====== Dataset extract

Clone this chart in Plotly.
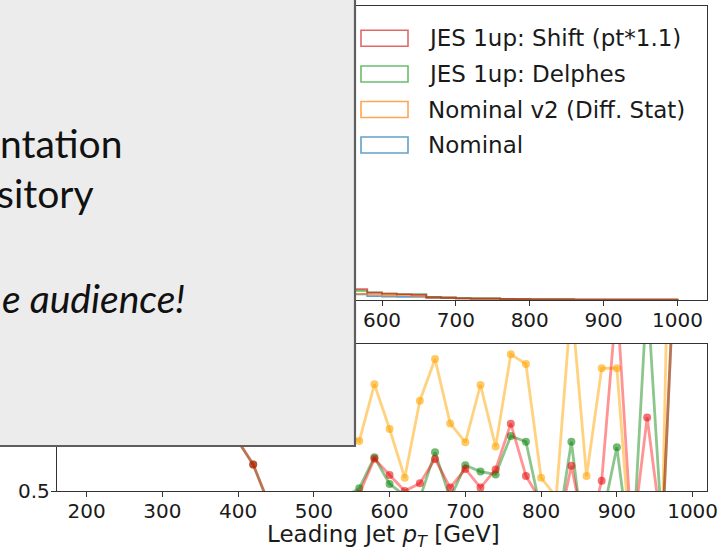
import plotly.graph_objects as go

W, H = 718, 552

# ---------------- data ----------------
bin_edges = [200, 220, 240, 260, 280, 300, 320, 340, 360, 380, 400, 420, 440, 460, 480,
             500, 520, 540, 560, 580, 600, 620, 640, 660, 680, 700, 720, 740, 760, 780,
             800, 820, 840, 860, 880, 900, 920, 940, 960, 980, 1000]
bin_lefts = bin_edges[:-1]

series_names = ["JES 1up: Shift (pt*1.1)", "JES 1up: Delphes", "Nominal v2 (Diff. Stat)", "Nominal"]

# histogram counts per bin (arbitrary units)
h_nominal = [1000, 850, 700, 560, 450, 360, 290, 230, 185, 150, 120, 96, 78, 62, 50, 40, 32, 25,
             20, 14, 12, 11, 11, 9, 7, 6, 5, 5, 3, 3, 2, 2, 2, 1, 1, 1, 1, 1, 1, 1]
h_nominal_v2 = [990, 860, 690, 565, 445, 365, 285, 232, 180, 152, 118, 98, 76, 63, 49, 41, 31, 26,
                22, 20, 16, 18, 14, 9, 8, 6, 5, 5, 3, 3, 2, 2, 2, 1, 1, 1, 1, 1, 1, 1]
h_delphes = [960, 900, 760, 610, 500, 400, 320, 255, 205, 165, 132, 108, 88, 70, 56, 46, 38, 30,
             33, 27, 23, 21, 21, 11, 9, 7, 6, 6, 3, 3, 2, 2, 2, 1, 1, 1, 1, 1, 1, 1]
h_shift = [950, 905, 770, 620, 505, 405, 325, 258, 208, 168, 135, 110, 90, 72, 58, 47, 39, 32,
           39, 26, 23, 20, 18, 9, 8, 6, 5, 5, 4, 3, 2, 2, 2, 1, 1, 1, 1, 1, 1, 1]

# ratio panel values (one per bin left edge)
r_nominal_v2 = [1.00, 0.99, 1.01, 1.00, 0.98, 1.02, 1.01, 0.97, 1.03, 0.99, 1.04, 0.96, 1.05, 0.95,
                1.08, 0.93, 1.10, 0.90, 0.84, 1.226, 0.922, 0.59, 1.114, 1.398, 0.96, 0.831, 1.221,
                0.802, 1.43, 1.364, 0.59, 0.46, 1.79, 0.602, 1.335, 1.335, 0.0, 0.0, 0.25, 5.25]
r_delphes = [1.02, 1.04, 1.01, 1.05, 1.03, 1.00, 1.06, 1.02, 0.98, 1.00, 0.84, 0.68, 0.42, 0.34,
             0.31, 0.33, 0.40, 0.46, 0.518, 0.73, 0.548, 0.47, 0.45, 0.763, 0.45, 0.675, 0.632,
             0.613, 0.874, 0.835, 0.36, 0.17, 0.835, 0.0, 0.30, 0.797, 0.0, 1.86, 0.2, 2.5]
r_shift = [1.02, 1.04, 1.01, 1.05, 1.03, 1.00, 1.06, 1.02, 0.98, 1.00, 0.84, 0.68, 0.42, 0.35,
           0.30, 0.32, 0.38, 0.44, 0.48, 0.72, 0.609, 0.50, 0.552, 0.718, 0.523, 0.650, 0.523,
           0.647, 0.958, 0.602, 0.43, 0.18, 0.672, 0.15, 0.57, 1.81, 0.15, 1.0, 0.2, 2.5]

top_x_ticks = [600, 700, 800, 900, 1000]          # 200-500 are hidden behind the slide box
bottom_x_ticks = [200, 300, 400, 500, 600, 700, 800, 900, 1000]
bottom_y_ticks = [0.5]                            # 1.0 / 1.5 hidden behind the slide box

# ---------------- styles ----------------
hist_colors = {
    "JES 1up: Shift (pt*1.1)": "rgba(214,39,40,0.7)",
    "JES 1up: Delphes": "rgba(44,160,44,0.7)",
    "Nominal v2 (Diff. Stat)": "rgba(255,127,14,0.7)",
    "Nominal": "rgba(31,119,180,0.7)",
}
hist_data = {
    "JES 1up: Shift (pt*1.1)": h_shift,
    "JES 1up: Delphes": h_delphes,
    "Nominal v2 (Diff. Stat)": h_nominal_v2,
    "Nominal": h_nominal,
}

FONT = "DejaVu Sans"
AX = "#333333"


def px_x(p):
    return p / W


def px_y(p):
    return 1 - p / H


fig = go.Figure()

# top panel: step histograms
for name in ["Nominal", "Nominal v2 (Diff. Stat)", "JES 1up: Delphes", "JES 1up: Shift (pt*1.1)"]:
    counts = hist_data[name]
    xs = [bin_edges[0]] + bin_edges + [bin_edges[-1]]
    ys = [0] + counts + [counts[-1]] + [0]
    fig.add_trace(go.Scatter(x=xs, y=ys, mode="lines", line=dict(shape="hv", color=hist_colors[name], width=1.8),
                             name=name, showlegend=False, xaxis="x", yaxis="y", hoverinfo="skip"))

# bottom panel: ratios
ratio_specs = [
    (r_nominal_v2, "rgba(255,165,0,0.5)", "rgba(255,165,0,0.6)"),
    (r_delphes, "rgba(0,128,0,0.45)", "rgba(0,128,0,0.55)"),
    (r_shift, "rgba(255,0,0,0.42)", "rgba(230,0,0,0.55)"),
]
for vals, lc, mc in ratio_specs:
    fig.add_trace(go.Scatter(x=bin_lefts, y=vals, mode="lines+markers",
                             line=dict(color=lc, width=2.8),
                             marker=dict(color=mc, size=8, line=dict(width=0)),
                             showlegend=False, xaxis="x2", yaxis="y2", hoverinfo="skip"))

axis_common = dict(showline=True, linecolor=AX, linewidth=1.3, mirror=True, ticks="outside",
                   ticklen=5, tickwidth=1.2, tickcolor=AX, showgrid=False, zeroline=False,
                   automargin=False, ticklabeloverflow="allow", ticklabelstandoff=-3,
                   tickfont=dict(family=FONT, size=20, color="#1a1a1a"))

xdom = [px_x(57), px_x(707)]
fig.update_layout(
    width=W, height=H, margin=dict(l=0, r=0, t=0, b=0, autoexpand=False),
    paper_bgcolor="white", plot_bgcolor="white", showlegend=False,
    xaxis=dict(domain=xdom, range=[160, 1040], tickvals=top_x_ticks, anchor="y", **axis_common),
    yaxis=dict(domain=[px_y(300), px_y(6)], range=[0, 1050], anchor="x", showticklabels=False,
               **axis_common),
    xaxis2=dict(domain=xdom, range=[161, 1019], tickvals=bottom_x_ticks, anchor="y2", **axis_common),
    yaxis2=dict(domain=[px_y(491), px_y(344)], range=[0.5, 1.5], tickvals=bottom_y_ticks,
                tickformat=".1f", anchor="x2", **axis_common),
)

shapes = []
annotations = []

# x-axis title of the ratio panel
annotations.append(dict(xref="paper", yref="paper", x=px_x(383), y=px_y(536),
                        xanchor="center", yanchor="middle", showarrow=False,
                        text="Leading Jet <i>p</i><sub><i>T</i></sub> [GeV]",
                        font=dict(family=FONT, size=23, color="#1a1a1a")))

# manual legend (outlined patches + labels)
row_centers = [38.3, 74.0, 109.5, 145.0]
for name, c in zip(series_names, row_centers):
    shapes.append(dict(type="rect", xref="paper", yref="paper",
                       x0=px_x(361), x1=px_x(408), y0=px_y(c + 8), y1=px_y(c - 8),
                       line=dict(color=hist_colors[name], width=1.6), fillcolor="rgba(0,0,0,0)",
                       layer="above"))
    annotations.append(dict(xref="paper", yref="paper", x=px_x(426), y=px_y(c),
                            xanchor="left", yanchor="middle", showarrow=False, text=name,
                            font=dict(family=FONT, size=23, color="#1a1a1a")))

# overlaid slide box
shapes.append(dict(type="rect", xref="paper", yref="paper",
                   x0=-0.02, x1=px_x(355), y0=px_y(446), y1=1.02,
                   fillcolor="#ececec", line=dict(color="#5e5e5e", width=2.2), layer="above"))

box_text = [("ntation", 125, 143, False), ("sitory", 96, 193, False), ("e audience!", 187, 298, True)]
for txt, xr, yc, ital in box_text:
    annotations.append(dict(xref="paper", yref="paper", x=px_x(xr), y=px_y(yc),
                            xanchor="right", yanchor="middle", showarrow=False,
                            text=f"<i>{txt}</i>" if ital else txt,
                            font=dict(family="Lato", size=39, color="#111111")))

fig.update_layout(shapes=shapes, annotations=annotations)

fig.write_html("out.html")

============

▸ **Goal of the exercise**:
Pictures excluded, repeat exactly the lines from the top of the material through the line with "1.0, 0.2, 2.5]", including both of those lines.

▸ **Final result**:
Clone this chart in Plotly.
import plotly.graph_objects as go

W, H = 718, 552

# ---------------- data ----------------
bin_edges = [200, 220, 240, 260, 280, 300, 320, 340, 360, 380, 400, 420, 440, 460, 480,
             500, 520, 540, 560, 580, 600, 620, 640, 660, 680, 700, 720, 740, 760, 780,
             800, 820, 840, 860, 880, 900, 920, 940, 960, 980, 1000]
bin_lefts = bin_edges[:-1]

series_names = ["JES 1up: Shift (pt*1.1)", "JES 1up: Delphes", "Nominal v2 (Diff. Stat)", "Nominal"]

# histogram counts per bin (arbitrary units)
h_nominal = [1000, 850, 700, 560, 450, 360, 290, 230, 185, 150, 120, 96, 78, 62, 50, 40, 32, 25,
             20, 14, 12, 11, 11, 9, 7, 6, 5, 5, 3, 3, 2, 2, 2, 1, 1, 1, 1, 1, 1, 1]
h_nominal_v2 = [990, 860, 690, 565, 445, 365, 285, 232, 180, 152, 118, 98, 76, 63, 49, 41, 31, 26,
                22, 20, 16, 18, 14, 9, 8, 6, 5, 5, 3, 3, 2, 2, 2, 1, 1, 1, 1, 1, 1, 1]
h_delphes = [960, 900, 760, 610, 500, 400, 320, 255, 205, 165, 132, 108, 88, 70, 56, 46, 38, 30,
             33, 27, 23, 21, 21, 11, 9, 7, 6, 6, 3, 3, 2, 2, 2, 1, 1, 1, 1, 1, 1, 1]
h_shift = [950, 905, 770, 620, 505, 405, 325, 258, 208, 168, 135, 110, 90, 72, 58, 47, 39, 32,
           39, 26, 23, 20, 18, 9, 8, 6, 5, 5, 4, 3, 2, 2, 2, 1, 1, 1, 1, 1, 1, 1]

# ratio panel values (one per bin left edge)
r_nominal_v2 = [1.00, 0.99, 1.01, 1.00, 0.98, 1.02, 1.01, 0.97, 1.03, 0.99, 1.04, 0.96, 1.05, 0.95,
                1.08, 0.93, 1.10, 0.90, 0.84, 1.226, 0.922, 0.59, 1.114, 1.398, 0.96, 0.831, 1.221,
                0.802, 1.43, 1.364, 0.59, 0.46, 1.79, 0.602, 1.335, 1.335, 0.0, 0.0, 0.25, 5.25]
r_delphes = [1.02, 1.04, 1.01, 1.05, 1.03, 1.00, 1.06, 1.02, 0.98, 1.00, 0.84, 0.68, 0.42, 0.34,
             0.31, 0.33, 0.40, 0.46, 0.518, 0.73, 0.548, 0.47, 0.45, 0.763, 0.45, 0.675, 0.632,
             0.613, 0.874, 0.835, 0.36, 0.17, 0.835, 0.0, 0.30, 0.797, 0.0, 1.86, 0.2, 2.5]
r_shift = [1.02, 1.04, 1.01, 1.05, 1.03, 1.00, 1.06, 1.02, 0.98, 1.00, 0.84, 0.68, 0.42, 0.35,
           0.30, 0.32, 0.38, 0.44, 0.48, 0.72, 0.609, 0.50, 0.552, 0.718, 0.523, 0.650, 0.523,
           0.647, 0.958, 0.602, 0.43, 0.18, 0.672, 0.15, 0.57, 1.81, 0.15, 1.0, 0.2, 2.5]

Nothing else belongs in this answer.